Но если не думать об изнанке тюрьмы, которая не попала в кадр, то нельзя не признать, что фильм "Кресты" все равно смотрится с огромным интересом. Хотя бы потому, что обычный человек – не будучи заключенным, сотрудником ФСИН, следователем или адвокатом, в такие места не попадает. Фильм дает возможность заглянуть в это зазеркалье. Даже стены тюрьмы, особенно так нетривиально построенной, впечатляют – если смотреть изнутри. Но главное внимание сосредоточено не на стенах, а на людях. Начальник тюрьмы, проработавший в ней 28 лет, говорит, что никогда не забудет помещение, где когда-то, до моратория на смертную казнь, приводились в исполнение приговоры к высшей мере.

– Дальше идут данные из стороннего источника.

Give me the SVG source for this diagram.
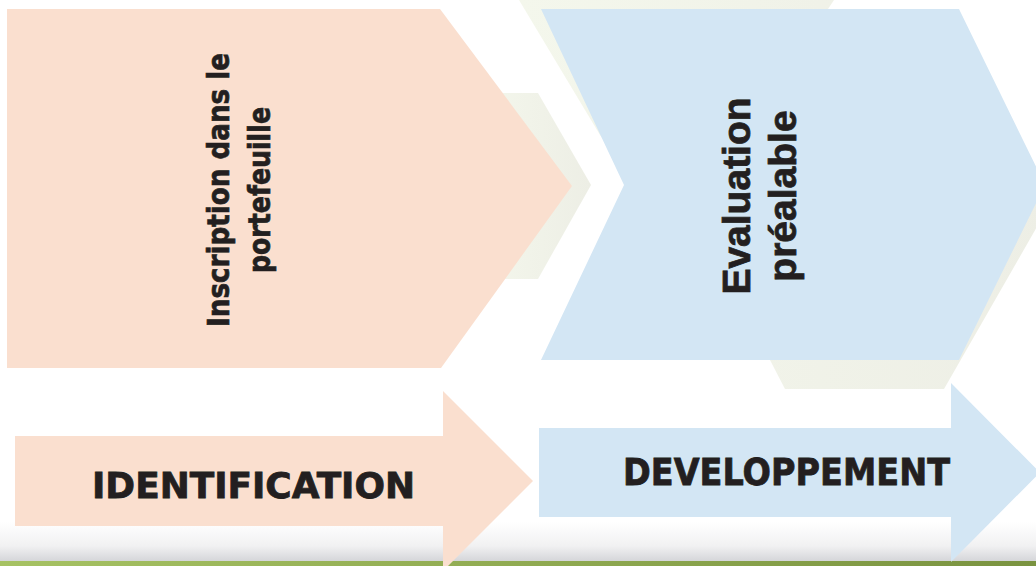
<svg xmlns="http://www.w3.org/2000/svg" width="1036" height="566" viewBox="0 0 1036 566">
  <defs>
    <linearGradient id="floor" x1="0" y1="0" x2="0" y2="1">
      <stop offset="0" stop-color="#ffffff"/>
      <stop offset="0.6" stop-color="#f1f1f2"/>
      <stop offset="1" stop-color="#d3d4d8"/>
    </linearGradient>
    <linearGradient id="grass" x1="0" y1="0" x2="1" y2="0">
      <stop offset="0" stop-color="#a6c263"/>
      <stop offset="1" stop-color="#7a9340"/>
    </linearGradient>
    <linearGradient id="shade" x1="0" y1="0" x2="1" y2="0">
      <stop offset="0" stop-color="#f4f7ec"/>
      <stop offset="1" stop-color="#edeee5"/>
    </linearGradient>
  </defs>
  <style>
    .peach { fill: #fadfcf; }
    .blue { fill: #d3e6f4; }
    .shadow { fill: url(#shade); }
    .vlabel { font-family: "DejaVu Sans", Verdana, sans-serif; font-weight: bold; fill: #231f20; stroke: #231f20; stroke-width: 0.7; }
    .vlabel2 { font-family: "Liberation Sans", Arial, sans-serif; font-weight: bold; fill: #231f20; stroke: #231f20; stroke-width: 0.8; }
    .hlabel { font-family: "DejaVu Sans", Verdana, sans-serif; font-weight: bold; fill: #231f20; stroke: #231f20; stroke-width: 0.8; }
  </style>

  <rect x="0" y="0" width="1036" height="566" fill="#ffffff"/>

  <!-- floor strip -->
  <rect x="0" y="522" width="1036" height="40" fill="url(#floor)"/>
  <rect x="0" y="561" width="1036" height="5" fill="url(#grass)"/>

  <!-- back layer chevrons -->
  <g id="shadow-back">
    <polygon class="shadow" points="480,93 538,93 591,185 538,279 480,279"/>
    <polygon class="shadow" points="519,0 834,0 828,9 1055,195 1022,253 944,389 785,389 770,360 650,200 600,135"/>
  </g>

  <!-- stage 1 -->
  <g id="stage-inscription">
    <polygon class="peach" points="7,9 440,9 572,186 441,368 7,368"/>
    <g transform="translate(229,190) rotate(-90)">
      <text class="vlabel" x="0" y="0" font-size="30" text-anchor="middle" textLength="274" lengthAdjust="spacingAndGlyphs">Inscription dans le</text>
    </g>
    <g transform="translate(270,190) rotate(-90)">
      <text class="vlabel" x="0" y="0" font-size="30" text-anchor="middle" textLength="166" lengthAdjust="spacingAndGlyphs">portefeuille</text>
    </g>
  </g>

  <!-- stage 2 -->
  <g id="stage-evaluation">
    <polygon class="blue" points="541,9 959,9 1045,185 959,360 541,360 624,185"/>
    <g transform="translate(750,196) rotate(-90)">
      <text class="vlabel2" x="0" y="0" font-size="39" text-anchor="middle">Evaluation</text>
    </g>
    <g transform="translate(796,196) rotate(-90)">
      <text class="vlabel2" x="0" y="0" font-size="39" text-anchor="middle">préalable</text>
    </g>
  </g>

  <!-- phase arrows -->
  <g id="phase-identification">
    <polygon class="peach" points="15,436 443,436 443,391 533,481 443,571 443,526 15,526"/>
    <text class="hlabel" x="253.5" y="498" font-size="35" text-anchor="middle" textLength="323" lengthAdjust="spacingAndGlyphs">IDENTIFICATION</text>
  </g>

  <g id="phase-developpement">
    <polygon class="blue" points="539,428 951,428 951,383 1040,472.5 951,562 951,517 539,517"/>
    <text class="hlabel" x="786.5" y="485" font-size="38" text-anchor="middle" textLength="327" lengthAdjust="spacingAndGlyphs">DEVELOPPEMENT</text>
  </g>

  <g id="connectors"/>
</svg>
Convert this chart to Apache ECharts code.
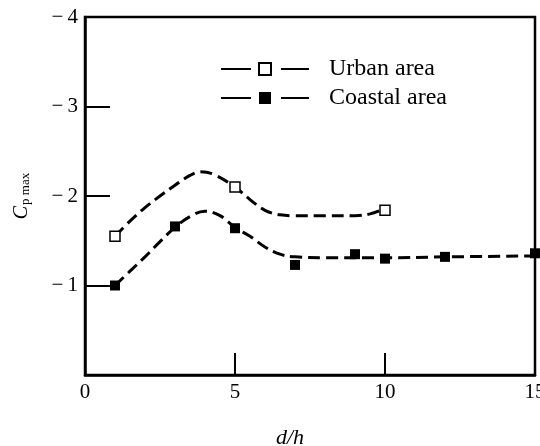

Видно, каким тяжким грузом лежит на нем это воспоминание – он не скрывает, что каждый раз он был обязан присутствовать при расстрелах. Есть и рассуждение о смертной казни как таковой – начальник тюрьмы неодобрительно высказывается о предложении некоего церковного иерарха вернуть смертную казнь. Он вспоминает, что раньше к высшей мере могли приговорить человека, приобретшего 300 долларов – такие действия считались подрывающими государство, – а какие законы будут приняты в будущем, никто не знает.
В кадр часто попадают женщины, работающие в тюрьме. Казалось бы, что их тут держит? Вот ветераны, всю жизнь проработавшие в тюремной больнице, рассказывают, как хорошо они относились к пациентам, вот перлюстраторы писем говорят о тонкостях своей работы, о том, как они первыми узнают семейные новости заключенных – например, что у кого-то на воле родился ребенок. Это им явно нравится – они замечают, что заключенные их любят и ждут, – еще бы, ведь они получают письма непосредственно из их рук. А одна сотрудница на вопрос, чем привлекает ее работа в тюрьме, сравнивает тюрьму с мужчиной – либо ты принимаешь эту брутальную харизму, либо нет.
Бывший начальник тюрьмы ласково закрывает двери камер, рассказывает историю некоторых – вот здесь раньше сидели смертники, вот тут во время блокады складывали трупы и сотрудников, и заключенных, умерших от голода, а есть одна таинственная камера, которую все искали, но никто так и не нашел. Ясно, что старые "Кресты" – это его жизнь, что он явно не без сожаления прощается с ней, и это выглядит почти романтично.
Фильм заканчивается концертом заключенных в новых "Крестах". Новый начальник бросает как бы между прочим, что тюрьма не идеальное место и не надо стремиться его улучшать. А также – что тюрьма существует не сама по себе: она в голове у каждого.